Regardless of whether your future earnings change your benefit amount, your benefits will be subject to at least one deduction: your Medicare premiums. For most retirees, there’s no premium required for Medicare Part A (the exception being retirees who paid less than 40 calendar quarters of Medicare taxes). If you qualified for Social Security benefits, you almost certainly don’t have to worry about Part A premiums. However, you will need to pay premiums for Medicare Part B , and those premiums will be deducted automatically from your Social Security benefits.
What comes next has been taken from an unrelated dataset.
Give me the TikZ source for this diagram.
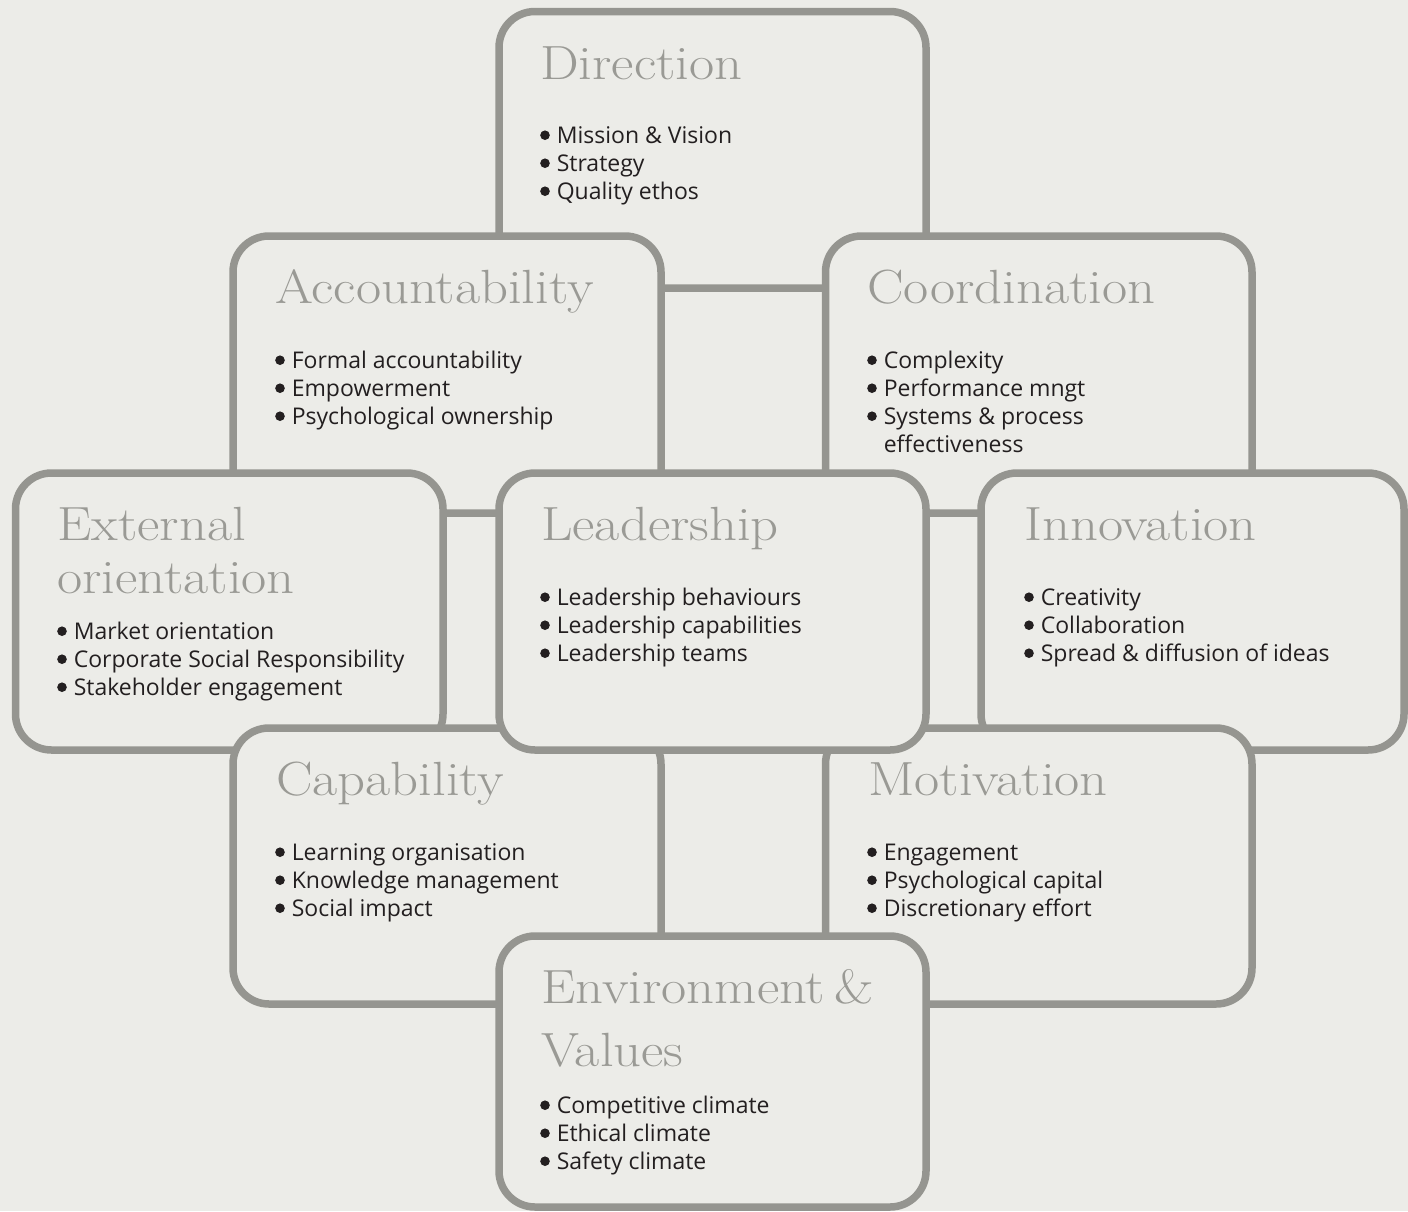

The base Medicare Part B premium for 2017 is $134 per month. If your income exceeds a certain threshold — $85,000 for single taxpayers or $170,000 for married couples filing jointly — you’ll have to pay a higher premium for Part B. At the highest income tier, the monthly Part B premium is currently $428.60.
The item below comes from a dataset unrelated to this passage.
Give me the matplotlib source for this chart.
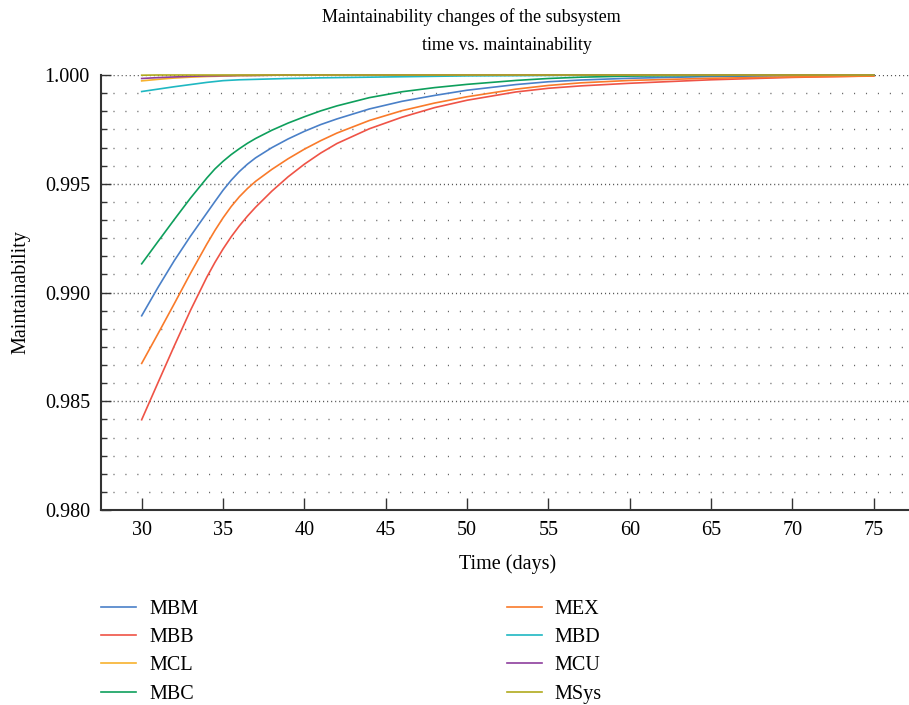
import numpy as np
import matplotlib
matplotlib.use('Agg')
import matplotlib.pyplot as plt
from matplotlib.ticker import FixedLocator, FormatStrFormatter

plt.rcParams['font.family'] = ['Liberation Serif', 'DejaVu Serif']

# time points (days)
t = [30, 31, 32, 33, 34, 34.5, 35, 35.5, 36, 36.5, 37, 38, 39, 40, 41, 42, 44,
     46, 48, 50, 53, 55, 57, 60, 65, 70, 75]

# maintainability of each subsystem
mbm = [0.98893, 0.99023, 0.99146, 0.99259, 0.99365, 0.99418, 0.99470, 0.99516, 0.99556, 0.99590, 0.99619,
       0.99666, 0.99706, 0.99741, 0.99772, 0.99798, 0.99844,
       0.99879, 0.99906, 0.99930, 0.99956, 0.99969, 0.99977, 0.99985, 0.99993, 0.99997, 0.99999]
mbb = [0.98415, 0.98585, 0.98754, 0.98918, 0.99070, 0.99138, 0.99200, 0.99256, 0.99306, 0.99351, 0.99392,
       0.99466, 0.99532, 0.99590, 0.99641, 0.99685, 0.99753,
       0.99806, 0.99850, 0.99884, 0.99922, 0.99939, 0.99950, 0.99962, 0.99978, 0.99989, 0.99996]
mcl = [0.99973, 0.99980, 0.99986, 0.99990, 0.99993, 0.99994, 0.99995, 0.99996, 0.99997, 0.99997, 0.99998,
       0.99999, 1.0, 1.0, 1.0, 1.0, 1.0,
       1.0, 1.0, 1.0, 1.0, 1.0, 1.0, 1.0, 1.0, 1.0, 1.0]
mbc = [0.99132, 0.99234, 0.99335, 0.99434, 0.99526, 0.99568, 0.99603, 0.99634, 0.99661, 0.99686, 0.99708,
       0.99746, 0.99779, 0.99808, 0.99835, 0.99858, 0.99896,
       0.99923, 0.99942, 0.99957, 0.99975, 0.99984, 0.99990, 0.99995, 0.99998, 0.99999, 1.0]
mex = [0.98674, 0.98810, 0.98948, 0.99088, 0.99222, 0.99285, 0.99343, 0.99395, 0.99440, 0.99478, 0.99511,
       0.99566, 0.99615, 0.99659, 0.99698, 0.99733, 0.99791,
       0.99836, 0.99871, 0.99900, 0.99935, 0.99952, 0.99964, 0.99975, 0.99985, 0.99991, 0.99995]
mbd = [0.99924, 0.99935, 0.99946, 0.99956, 0.99966, 0.99970, 0.99974, 0.99976, 0.99978, 0.99979, 0.99980,
       0.99982, 0.99984, 0.99985, 0.99987, 0.99988, 0.99990,
       0.99992, 0.99994, 0.99996, 0.99997, 0.99998, 0.99999, 0.99999, 1.0, 1.0, 1.0]
mcu = [0.99984, 0.99988, 0.99991, 0.99994, 0.99996, 0.99996, 0.99997, 0.99997, 0.99998, 0.99998, 0.99998,
       0.99999, 1.0, 1.0, 1.0, 1.0, 1.0,
       1.0, 1.0, 1.0, 1.0, 1.0, 1.0, 1.0, 1.0, 1.0, 1.0]
msys = [0.99999, 1.0, 1.0, 1.0, 1.0, 1.0, 1.0, 1.0, 1.0, 1.0, 1.0,
        1.0, 1.0, 1.0, 1.0, 1.0, 1.0,
        1.0, 1.0, 1.0, 1.0, 1.0, 1.0, 1.0, 1.0, 1.0, 1.0]

names = ['MBM', 'MBB', 'MCL', 'MBC', 'MEX', 'MBD', 'MCU', 'MSys']
series = [mbm, mbb, mcl, mbc, mex, mbd, mcu, msys]
colors = ['#4a80c8', '#ef5346', '#f7b22e', '#0e9f5c', '#f97a2a', '#1fb8c2', '#8e3e9d', '#b0aa1e']

fig = plt.figure(figsize=(9.09, 7.05), dpi=100)
ax = fig.add_axes([101 / 909, 195 / 705, 813.5 / 909, 435 / 705])

for name, vals, c in zip(names, series, colors):
    ax.plot(t, vals, color=c, lw=1.2, label=name, clip_on=False)

ax.set_xlim(27.5, 77.5)
ax.set_ylim(0.980, 1.000)
ax.set_xticks(np.arange(30, 76, 5))
ax.yaxis.set_major_locator(FixedLocator(np.linspace(0.980, 1.000, 5)))
ax.yaxis.set_minor_locator(FixedLocator(np.linspace(0.980, 1.000, 25)))
ax.yaxis.set_major_formatter(FormatStrFormatter('%.3f'))

# dotted grid, dense on majors, sparse on minors
ax.yaxis.grid(True, which='major', color='#555555', lw=1.0, linestyle=(0, (0.8, 2.1)))
ax.yaxis.grid(True, which='minor', color='#666666', lw=1.0, linestyle=(0, (0.8, 7.8)))
ax.set_axisbelow(True)

for s in ['top', 'right']:
    ax.spines[s].set_visible(False)
for s in ['left', 'bottom']:
    ax.spines[s].set_linewidth(1.5)
    ax.spines[s].set_color('#333333')

ax.tick_params(axis='x', direction='in', length=8.5, width=1.0, color='#333333', labelsize=14.5, pad=8)
ax.tick_params(axis='y', which='major', direction='in', length=7, width=1.0, color='#333333', labelsize=14.5, pad=8)
ax.tick_params(axis='y', which='minor', direction='in', length=4.3, width=1.0, color='#333333')

ax.set_xlabel('Time (days)', fontsize=14.5, labelpad=10)
ax.set_ylabel('Maintainability', fontsize=14.5, labelpad=10)

fig.text(471 / 909, 1 - 17 / 705, 'Maintainability changes of the subsystem', ha='center', va='center', fontsize=13)
fig.text(507 / 909, 1 - 45 / 705, 'time vs. maintainability', ha='center', va='center', fontsize=13)

fig.legend(loc='upper left', bbox_to_anchor=(101 / 909, 1 - 600 / 705), ncol=2, frameon=False,
           fontsize=14.5, handlelength=1.75, handletextpad=0.65, columnspacing=15.3,
           labelspacing=0.45, borderpad=0, borderaxespad=0)

fig.savefig('out.png', dpi=100)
High-income premiums apply to Medicare Part D (a.k.a. prescription drug coverage) as well. Premiums for Part D vary, but in 2017, you could pay as much as an extra $76.20 per month for coverage if you fall into the highest income tier. And like your Part B premiums, your Part D premiums will be automatically deducted from your Social Security benefits.
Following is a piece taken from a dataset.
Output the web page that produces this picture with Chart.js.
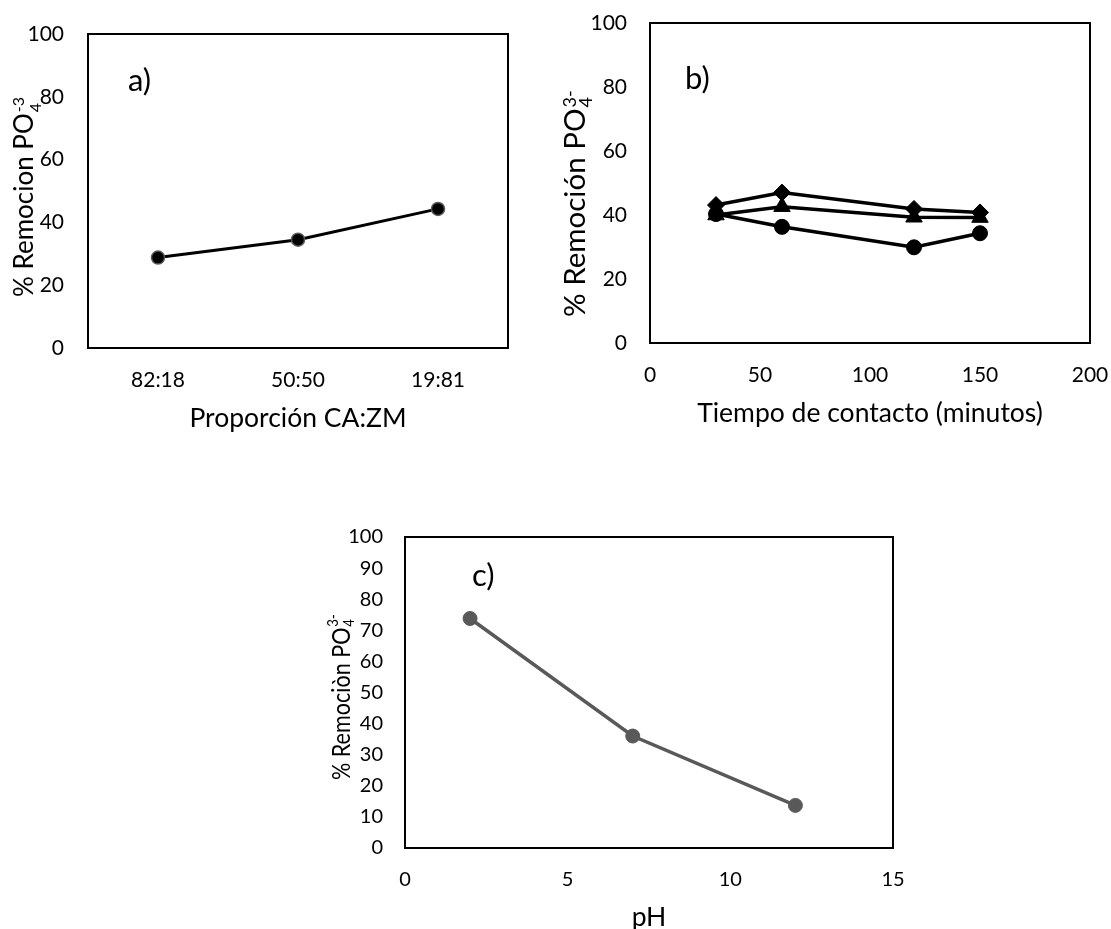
<!DOCTYPE html>
<html lang="es">

<head>
    <meta charset="utf-8">
    <title>Remoción de fosfato</title>
    <script src="https://cdn.jsdelivr.net/npm/chart.js@4.4.0/dist/chart.umd.min.js"></script>
    <style>
    body {
        margin: 0;
        background: #fff;
        width: 1111px;
        height: 929px;
        position: relative;
        overflow: hidden;
    }
    canvas {
        position: absolute;
    }
    </style>
</head>

<body>
    <canvas id="chartA" width="540" height="440" style="left:0;top:0"></canvas>
    <canvas id="chartB" width="566" height="440" style="left:545px;top:0"></canvas>
    <canvas id="chartC" width="600" height="439" style="left:320px;top:490px"></canvas>
<script>
// a) proporcion CA:ZM
var proporciones = ["82:18", "50:50", "19:81"];
var remocionProporcion = [28.8, 34.5, 44.3];

// b) tiempo de contacto
var tiempos = [30, 60, 120, 150];
var remocionRombo = [43.1, 47.0, 41.9, 40.8];
var remocionTriangulo = [40.0, 42.6, 39.3, 39.2];
var remocionCirculo = [40.3, 36.3, 29.9, 34.3];

// c) pH
var valoresPH = [2, 7, 12];
var remocionPH = [73.8, 36.0, 13.7];

var fuente = 'Lato';

function puntos(xs, ys) {
    return xs.map(function(x, i) { return { x: x, y: ys[i] }; });
}

// marco negro alrededor del area del grafico
var marco = {
    id: 'marco',
    beforeDatasetsDraw: function(chart) {
        var a = chart.chartArea, ctx = chart.ctx;
        ctx.save();
        ctx.strokeStyle = '#000';
        ctx.lineWidth = 2;
        ctx.strokeRect(a.left, a.top, a.right - a.left, a.bottom - a.top);
        ctx.restore();
    }
};

// letra del panel y titulo del eje y con subindice / superindice
var rotulos = {
    id: 'rotulos',
    afterDraw: function(chart, args, o) {
        var ctx = chart.ctx;
        ctx.save();
        ctx.fillStyle = '#000';
        ctx.textBaseline = 'alphabetic';
        ctx.textAlign = 'left';
        ctx.font = o.letraTam + 'px ' + fuente;
        ctx.fillText(o.letra, o.letraX, o.letraY);
        ctx.translate(o.tituloX, o.tituloY);
        ctx.rotate(-Math.PI / 2);
        ctx.scale(o.escala || 1, 1);
        ctx.font = o.tituloTam + 'px ' + fuente;
        ctx.fillText(o.titulo, 0, 0);
        var w = ctx.measureText(o.titulo).width;
        ctx.font = o.indiceTam + 'px ' + fuente;
        ctx.fillText('4', w + 1, o.bajo);
        ctx.fillText(o.carga, w + 1, o.alto);
        ctx.restore();
    }
};

function ejeY(ancho, paso, pad, tam) {
    return {
        min: 0,
        max: 100,
        grid: { display: false, drawTicks: false },
        border: { display: false },
        ticks: { stepSize: paso, padding: pad, color: '#000', font: { family: fuente, size: tam } },
        afterFit: function(s) { s.width = ancho; s.paddingTop = 0; s.paddingBottom = 0; }
    };
}

function ejeX(alto, texto, padTitulo, tam, extra) {
    var eje = {
        grid: { display: false, drawTicks: false },
        border: { display: false },
        ticks: { padding: 20, color: '#000', maxRotation: 0, font: { family: fuente, size: tam } },
        title: {
            display: true,
            text: texto,
            color: '#000',
            padding: { top: 0, bottom: padTitulo },
            font: { family: fuente, size: 26.5, lineHeight: 1 }
        },
        afterFit: function(s) { s.height = alto; s.paddingLeft = 0; s.paddingRight = 0; }
    };
    for (var k in extra) eje[k] = extra[k];
    if (extra.paso) eje.ticks.stepSize = extra.paso;
    return eje;
}

function opciones(padding, x, y, rot) {
    return {
        responsive: false,
        animation: false,
        layout: { padding: padding },
        plugins: { legend: { display: false }, tooltip: { enabled: false }, rotulos: rot },
        scales: { x: x, y: y }
    };
}

new Chart(document.getElementById('chartA'), {
    type: 'line',
    data: {
        labels: proporciones,
        datasets: [{
            data: remocionProporcion,
            borderColor: '#000',
            borderWidth: 3,
            pointRadius: 6.5,
            pointBackgroundColor: '#000',
            pointBorderColor: '#595959',
            pointBorderWidth: 1.5
        }]
    },
    options: opciones({ top: 34, right: 32, left: 0, bottom: 0 },
        ejeX(92, 'Proporción CA:ZM', 8, 21, { offset: true }),
        ejeY(88, 20, 24, 21), {
            letra: 'a)', letraX: 128, letraY: 91, letraTam: 31,
            titulo: '% Remocion PO', carga: '-3',
            tituloX: 33, tituloY: 297, tituloTam: 26, indiceTam: 16, bajo: 8, alto: -9
        }),
    plugins: [marco, rotulos]
});

function serieB(valores, estilo, radio) {
    return {
        data: puntos(tiempos, valores),
        borderColor: '#000',
        borderWidth: 3.5,
        pointStyle: estilo,
        pointRadius: radio,
        pointBackgroundColor: '#000',
        pointBorderColor: '#000',
        pointBorderWidth: 1
    };
}

new Chart(document.getElementById('chartB'), {
    type: 'line',
    data: {
        datasets: [
            serieB(remocionRombo, 'rectRot', 8.5),
            serieB(remocionTriangulo, 'triangle', 9.5),
            serieB(remocionCirculo, 'circle', 7.5)
        ]
    },
    options: opciones({ top: 23, right: 21, left: 0, bottom: 0 },
        ejeX(97, 'Tiempo de contacto (minutos)', 13, 21, { type: 'linear', min: 0, max: 200, paso: 50 }),
        ejeY(105, 20, 23, 21), {
            letra: 'b)', letraX: 140, letraY: 89, letraTam: 31,
            titulo: '% Remoción PO', carga: '3-',
            tituloX: 40, tituloY: 317, tituloTam: 29.5, indiceTam: 18, bajo: 7, alto: -9
        }),
    plugins: [marco, rotulos]
});

new Chart(document.getElementById('chartC'), {
    type: 'line',
    data: {
        datasets: [{
            data: puntos(valoresPH, remocionPH),
            borderColor: '#595959',
            borderWidth: 3.5,
            pointRadius: 7,
            pointBackgroundColor: '#595959',
            pointBorderColor: '#595959',
            pointBorderWidth: 1
        }]
    },
    options: opciones({ top: 47, right: 27, left: 0, bottom: 0 },
        ejeX(81, 'pH', -2, 20, { type: 'linear', min: 0, max: 15, paso: 5 }),
        ejeY(85, 10, 22, 20), {
            letra: 'c)', letraX: 152, letraY: 96, letraTam: 31,
            titulo: '% Remociòn PO', carga: '3-',
            tituloX: 30, tituloY: 290, tituloTam: 24.5, indiceTam: 15, bajo: 4, alto: -12, escala: 0.88
        }),
    plugins: [marco, rotulos]
});
</script>
</body>

</html>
Taxes on your Social Security benefits

Finally, you may have to pay income taxes on those Social Security benefits you’re receiving. Your Social Security benefits become taxable if your “combined income” for the year exceeds a given threshold. Combined income is the sum of your adjusted gross income (which includes distributions from traditional IRAs and 401(k)s), half your Social Security benefits, and your nontaxable earned interest. For single taxpayers, a combined income of $25,000 or more will expose Social Security benefits to taxation, and for joint filers the threshold is $32,000.

You can elect to have federal taxes withheld from your Social Security checks or pay them along with your federal income tax return for the year. Either way, these income taxes can take a hefty bite out of your benefits.

Before you retire and start counting on your Social Security benefits for income, check your Social Security statement to get an up-to-date estimate of your benefits. This number won’t include your current year’s earnings, but it should be pretty close to your final total. Next, calculate how much you’ll pay in taxes and in Medicare premiums. The result should give you a far more realistic idea of how much income you can depend on from Social Security.